The paper also notes:
In the world of concurrency and parallelism, there is good reason to believe that no one size fits all programming model for concurrency and parallelism exists, and so prematurely committing to one particular paradigm is likely to tilt the language towards favouring certain kinds of problem[s].
[...]
We might wonder whether the compiler could automatically parallelise programs for us. After all, it should be easier to do this in a pure functional language where the only dependencies between computations are data dependencies, and those are mostly perspicuous and thus readily analysed. In contrast, when effects are unrestricted, analysis of dependencies tends to be much harder, leading to greater approximation and a large degree of false dependencies. However, even in a language with only data dependencies, automatic parallelisation still suffers from an age-old problem: managing parallel tasks requires some bookkeeping relative to sequential execution and thus has an inherent overhead, so the size of the parallel tasks must be large enough to overcome the overhead.
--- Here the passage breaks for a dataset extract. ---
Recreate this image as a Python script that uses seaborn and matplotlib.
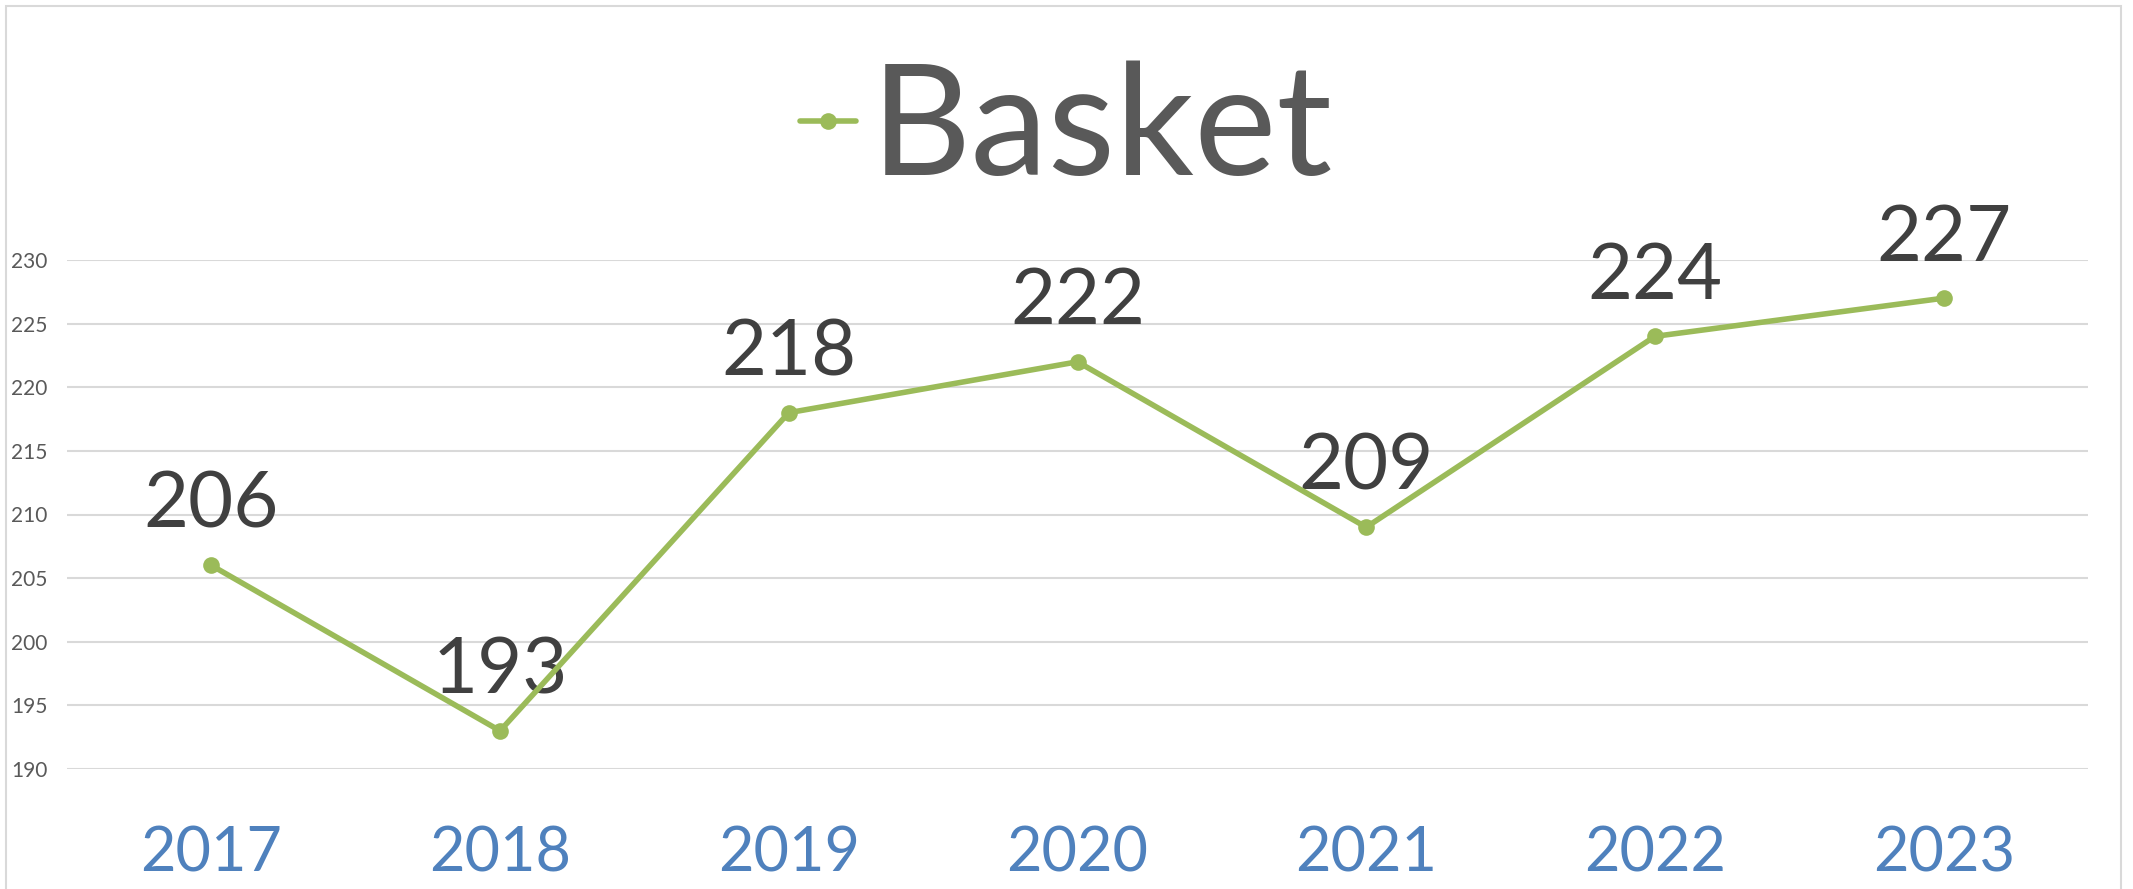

Analysing costs at compile time is hard, so one approach is to use runtime profiling to find tasks that are costly enough and can also be run in parallel, and feed this information back into the compiler. Even this, however, has not been terribly successful in practice [Harris and Singh]. Fully automatic parallelisation is still a pipe dream. However, the parallel programming models provided by Haskell do succeed in eliminating some mundane or error-prone aspects traditionally associated with parallel programming.